Doing nothing and not enjoying life has its consequences too.

Only for the weak. When shit happens in my life I don't get unmotivated I have to get back to work as being idle for too long for me is a waste. For those who want that life be my guest. I'm too hungry for experience I guess, I want to travel, I want to read books, I want to learn more obscure trivia or learn a new instrument or language, I want to fuck a new woman everyday and I don't want to settle down and if/when I do I doubt I'll lose my hunger for experiencing life. I think the consequences of idleness for me would mean death at my own hand out of boredom and self hatred for not being true to that part of me that wants to explore life and won't settle for a life on a couch playing video games 24/7.

How do your loved ones long gone appear in your dreams?

In the dreams I can remember they appear usually pleasantly. Only occasionally I get horrified or weirded out.


What is your contribution to modern culture?

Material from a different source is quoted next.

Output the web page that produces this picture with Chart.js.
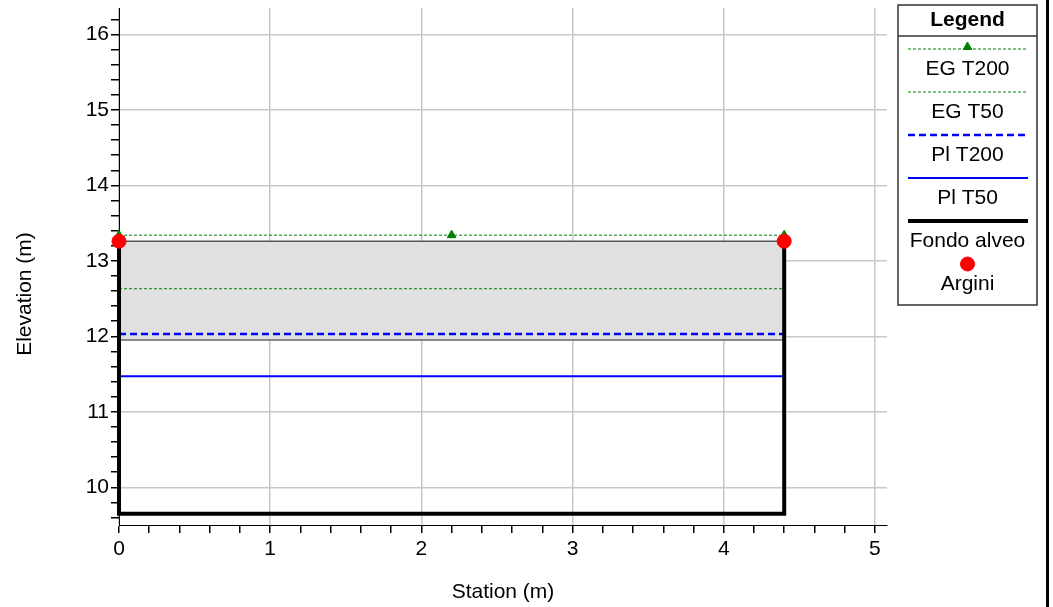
<!DOCTYPE html>
<html>
<head>
<meta charset="utf-8">
<script src="https://cdn.jsdelivr.net/npm/chart.js@4.4.1/dist/chart.umd.min.js"></script>
<style>
  html, body { margin: 0; padding: 0; background: #fff; }
  #wrap { width: 1053px; height: 607px; position: relative; }
</style>
</head>
<body>
<div id="wrap"><canvas id="chart"></canvas></div>
<script>
// ==============================
// data
// ==============================
const stations = [0, 4.4];
const egStations = [0, 2.2, 4.4];
const egT200 = 13.34;
const egT50 = 12.63;
const plT200 = 12.03;
const plT50 = 11.47;
const bankElev = 13.26;
const lidTop = 13.26;
const lidBottom = 11.95;
const bedStations = [0, 0, 4.4, 4.4];
const bedElev = [13.26, 9.65, 9.65, 13.26];

const legendTitle = "Legend";
const xTitle = "Station (m)";
const yTitle = "Elevation (m)";
const FONT = "'Liberation Sans', Arial, sans-serif";

const flat = (xs, y) => xs.map(x => ({ x, y }));

// ==============================
// legend + extras drawn on canvas
// ==============================
const boxLegend = {
    id: "boxLegend",
    afterDraw(chart) {
        const ctx = chart.ctx;
        ctx.save();

        // axis titles
        ctx.fillStyle = "#000";
        ctx.font = "21px " + FONT;
        ctx.textAlign = "center";
        ctx.textBaseline = "middle";
        const a = chart.chartArea;
        ctx.fillText(xTitle, (a.left + a.right) / 2, 592);
        ctx.save();
        ctx.translate(25, 294);
        ctx.rotate(-Math.PI / 2);
        ctx.fillText(yTitle, 0, 0);
        ctx.restore();

        // legend box
        const L = 898, R = 1037, T = 5, B = 305;
        ctx.strokeStyle = "#333";
        ctx.lineWidth = 1.5;
        ctx.strokeRect(L, T, R - L, B - T);
        ctx.beginPath();
        ctx.moveTo(L, 36);
        ctx.lineTo(R, 36);
        ctx.stroke();
        ctx.font = "bold 21px " + FONT;
        ctx.fillText(legendTitle, (L + R) / 2, 20);

        ctx.font = "21px " + FONT;
        const items = chart.data.datasets.filter(d => d.inLegend);
        items.forEach((ds, i) => {
            const ly = 49 + i * 43;
            const cx = (L + R) / 2;
            if (ds.showLine !== false) {
                ctx.beginPath();
                ctx.setLineDash(ds.borderDash || []);
                ctx.strokeStyle = ds.borderColor;
                ctx.lineWidth = ds.borderWidth;
                ctx.moveTo(908, ly);
                ctx.lineTo(1028, ly);
                ctx.stroke();
                ctx.setLineDash([]);
            }
            if (ds.pointRadius > 0) {
                ctx.fillStyle = ds.pointBackgroundColor;
                ctx.strokeStyle = ds.pointBorderColor;
                ctx.lineWidth = 1;
                Chart.helpers.drawPoint(ctx, {
                    pointStyle: ds.pointStyle,
                    radius: ds.pointRadius,
                    rotation: 0,
                    borderWidth: 1
                }, cx, ds.pointStyle === "triangle" ? ly - 2 : ly);
            }
            ctx.fillStyle = "#000";
            ctx.fillText(ds.label, cx, ly + 20);
        });

        // right edge bar
        ctx.fillStyle = "#000";
        ctx.fillRect(1046, 0, 3, 607);
        ctx.restore();
    }
};

// ==============================
// chart
// ==============================
const isMajor = v => Math.abs(v - Math.round(v)) < 1e-6;

new Chart(document.getElementById("chart"), {
    type: "scatter",
    data: {
        datasets: [
            {
                label: "lid top",
                data: flat(stations, lidTop),
                showLine: true,
                borderColor: "#555",
                borderWidth: 1.5,
                backgroundColor: "#e0e0e0",
                fill: "+1",
                pointRadius: 0,
                order: 10
            },
            {
                label: "lid bottom",
                data: flat(stations, lidBottom),
                showLine: true,
                borderColor: "#666",
                borderWidth: 1.5,
                pointRadius: 0,
                fill: false,
                order: 9
            },
            {
                label: "EG T200",
                inLegend: true,
                data: flat(egStations, egT200),
                showLine: true,
                borderColor: "#008000",
                borderWidth: 1,
                borderDash: [3, 2],
                pointStyle: "triangle",
                pointRadius: 5,
                pointBackgroundColor: "#008000",
                pointBorderColor: "#008000",
                order: 3
            },
            {
                label: "EG T50",
                inLegend: true,
                data: flat(stations, egT50),
                showLine: true,
                borderColor: "#008000",
                borderWidth: 1,
                borderDash: [3, 2],
                pointRadius: 0,
                order: 6
            },
            {
                label: "Pl T200",
                inLegend: true,
                data: flat(stations, plT200),
                showLine: true,
                borderColor: "#0000ff",
                borderWidth: 2.5,
                borderDash: [7, 4],
                pointRadius: 0,
                order: 5
            },
            {
                label: "Pl T50",
                inLegend: true,
                data: flat(stations, plT50),
                showLine: true,
                borderColor: "#0000ff",
                borderWidth: 2,
                pointRadius: 0,
                order: 5
            },
            {
                label: "Fondo alveo",
                inLegend: true,
                data: bedStations.map((x, i) => ({ x, y: bedElev[i] })),
                showLine: true,
                borderColor: "#000",
                borderWidth: 4,
                pointRadius: 0,
                order: 4
            },
            {
                label: "Argini",
                inLegend: true,
                data: flat(stations, bankElev),
                showLine: false,
                pointStyle: "circle",
                pointRadius: 7,
                pointBackgroundColor: "#ff0000",
                pointBorderColor: "#ff0000",
                order: 2
            }
        ]
    },
    options: {
        responsive: true,
        maintainAspectRatio: false,
        animation: false,
        datasets: { scatter: { clip: false } },
        layout: { padding: { top: 7, right: 166, left: 0, bottom: 0 } },
        plugins: {
            legend: { display: false },
            tooltip: { enabled: false }
        },
        scales: {
            x: {
                type: "linear",
                min: 0,
                max: 5.08,
                afterFit: s => {
                    s.height = 82;
                    s.paddingLeft = 0;
                    s.paddingRight = 0;
                },
                border: { color: "#000", width: 1 },
                grid: {
                    color: c => isMajor(c.tick.value) ? "#c8c8c8" : "transparent",
                    lineWidth: 1.5,
                    tickColor: "#000",
                    tickLength: 8
                },
                ticks: {
                    stepSize: 0.2,
                    includeBounds: false,
                    autoSkip: false,
                    maxRotation: 0,
                    padding: 4,
                    color: "#000",
                    font: { family: FONT, size: 21 },
                    callback: v => isMajor(v) ? String(Math.round(v)) : ""
                }
            },
            y: {
                type: "linear",
                min: 9.5,
                max: 16.35,
                afterFit: s => {
                    s.width = 119;
                    s.paddingTop = 0;
                    s.paddingBottom = 0;
                },
                border: { color: "#000", width: 1 },
                grid: {
                    color: c => isMajor(c.tick.value) ? "#c8c8c8" : "transparent",
                    lineWidth: 1.5,
                    tickColor: "#000",
                    tickLength: 8
                },
                ticks: {
                    stepSize: 0.2,
                    includeBounds: false,
                    autoSkip: false,
                    padding: 2,
                    color: "#000",
                    font: { family: FONT, size: 21 },
                    callback: v => isMajor(v) ? String(Math.round(v)) : ""
                }
            }
        }
    },
    plugins: [boxLegend]
});
</script>
</body>
</html>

As a historian I can't say with any absolute certainty what it will be. I just hope my music and words, which are the core of my art and being will be enjoyed by some people, somewhere in the world at some point in time. I think I write utter crap some days but sometimes in fact most of the time I think I'm the greatest thing on two feet going today. Alot of that is bravado but until others start believing in it, self belief is all I have. However I have heard some comments lately that make me believe others are catching on to me after ten years of developing my skills and getting out there. So as cliche as it is...only time will tell.